_Task objective_. Begin with the first line of the material and copy each line word for word through the line that contains "ax = fig.add_axes([75"; the pictures are left out.

_Information provided_.
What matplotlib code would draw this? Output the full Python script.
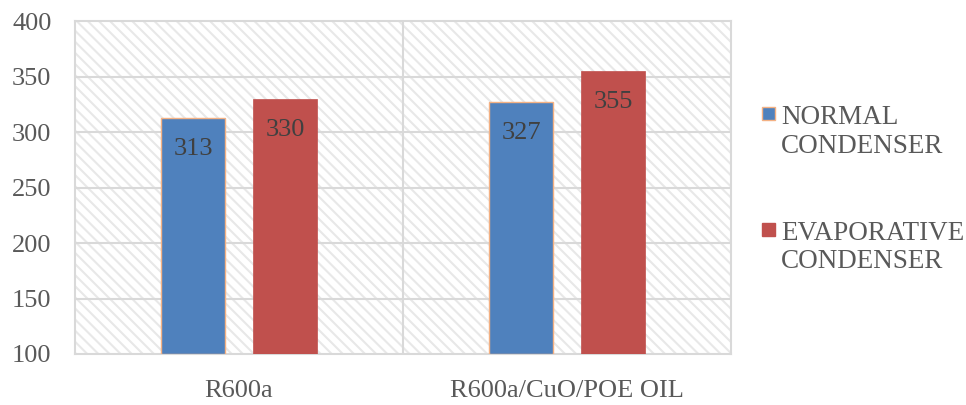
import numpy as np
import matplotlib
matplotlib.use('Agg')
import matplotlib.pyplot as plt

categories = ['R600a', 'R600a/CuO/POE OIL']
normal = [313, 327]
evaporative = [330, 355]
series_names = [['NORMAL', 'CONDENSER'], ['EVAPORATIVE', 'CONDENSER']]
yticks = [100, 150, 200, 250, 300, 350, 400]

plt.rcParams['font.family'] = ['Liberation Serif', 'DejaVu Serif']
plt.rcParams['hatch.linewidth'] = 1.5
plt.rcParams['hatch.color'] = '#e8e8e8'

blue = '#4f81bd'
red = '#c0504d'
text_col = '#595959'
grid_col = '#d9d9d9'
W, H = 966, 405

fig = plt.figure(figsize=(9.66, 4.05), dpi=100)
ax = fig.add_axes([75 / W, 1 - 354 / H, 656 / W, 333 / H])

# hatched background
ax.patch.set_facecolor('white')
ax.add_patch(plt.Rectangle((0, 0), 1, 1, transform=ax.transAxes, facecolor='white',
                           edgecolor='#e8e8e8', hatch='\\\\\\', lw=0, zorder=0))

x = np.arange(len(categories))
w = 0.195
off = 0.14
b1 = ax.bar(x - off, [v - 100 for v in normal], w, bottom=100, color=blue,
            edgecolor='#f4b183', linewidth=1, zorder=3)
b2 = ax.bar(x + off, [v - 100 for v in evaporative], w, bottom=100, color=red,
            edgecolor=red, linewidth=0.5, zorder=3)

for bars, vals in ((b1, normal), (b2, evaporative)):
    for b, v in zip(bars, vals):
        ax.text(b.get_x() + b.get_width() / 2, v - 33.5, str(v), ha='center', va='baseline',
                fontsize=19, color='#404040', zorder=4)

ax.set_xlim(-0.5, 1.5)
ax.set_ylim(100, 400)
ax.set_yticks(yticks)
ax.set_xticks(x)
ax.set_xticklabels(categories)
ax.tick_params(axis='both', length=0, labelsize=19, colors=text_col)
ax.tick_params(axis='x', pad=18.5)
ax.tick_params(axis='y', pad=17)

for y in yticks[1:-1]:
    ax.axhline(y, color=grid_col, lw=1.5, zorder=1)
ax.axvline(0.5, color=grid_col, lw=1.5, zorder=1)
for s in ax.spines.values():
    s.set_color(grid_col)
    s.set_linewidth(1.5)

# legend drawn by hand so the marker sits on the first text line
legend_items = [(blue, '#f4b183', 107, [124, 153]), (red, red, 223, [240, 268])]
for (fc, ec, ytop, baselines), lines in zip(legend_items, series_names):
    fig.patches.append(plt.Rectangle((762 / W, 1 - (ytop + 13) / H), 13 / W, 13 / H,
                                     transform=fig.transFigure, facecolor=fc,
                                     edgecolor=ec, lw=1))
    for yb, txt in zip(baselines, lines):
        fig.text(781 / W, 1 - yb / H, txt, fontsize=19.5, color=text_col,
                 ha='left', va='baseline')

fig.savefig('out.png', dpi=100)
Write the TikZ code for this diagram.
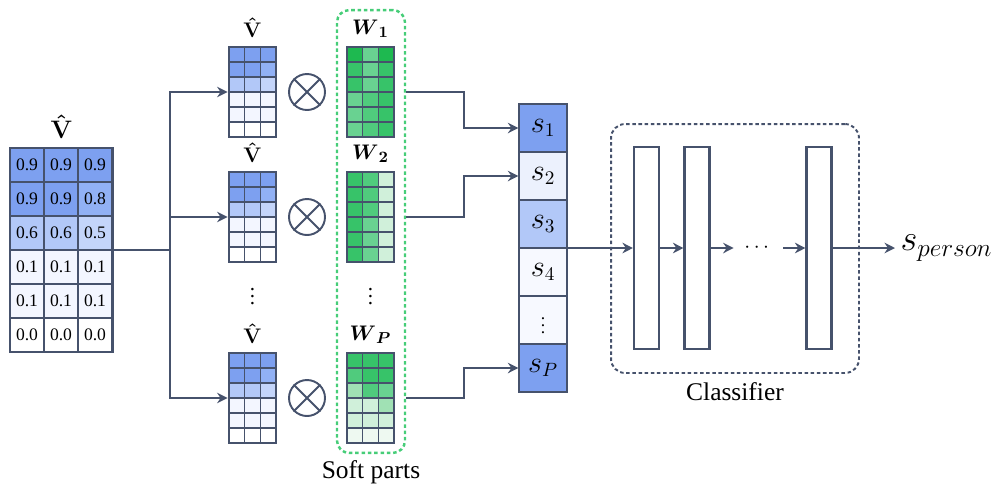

_The response_.
What matplotlib code would draw this? Output the full Python script.
import numpy as np
import matplotlib
matplotlib.use('Agg')
import matplotlib.pyplot as plt

categories = ['R600a', 'R600a/CuO/POE OIL']
normal = [313, 327]
evaporative = [330, 355]
series_names = [['NORMAL', 'CONDENSER'], ['EVAPORATIVE', 'CONDENSER']]
yticks = [100, 150, 200, 250, 300, 350, 400]

plt.rcParams['font.family'] = ['Liberation Serif', 'DejaVu Serif']
plt.rcParams['hatch.linewidth'] = 1.5
plt.rcParams['hatch.color'] = '#e8e8e8'

blue = '#4f81bd'
red = '#c0504d'
text_col = '#595959'
grid_col = '#d9d9d9'
W, H = 966, 405

fig = plt.figure(figsize=(9.66, 4.05), dpi=100)
ax = fig.add_axes([75 / W, 1 - 354 / H, 656 / W, 333 / H])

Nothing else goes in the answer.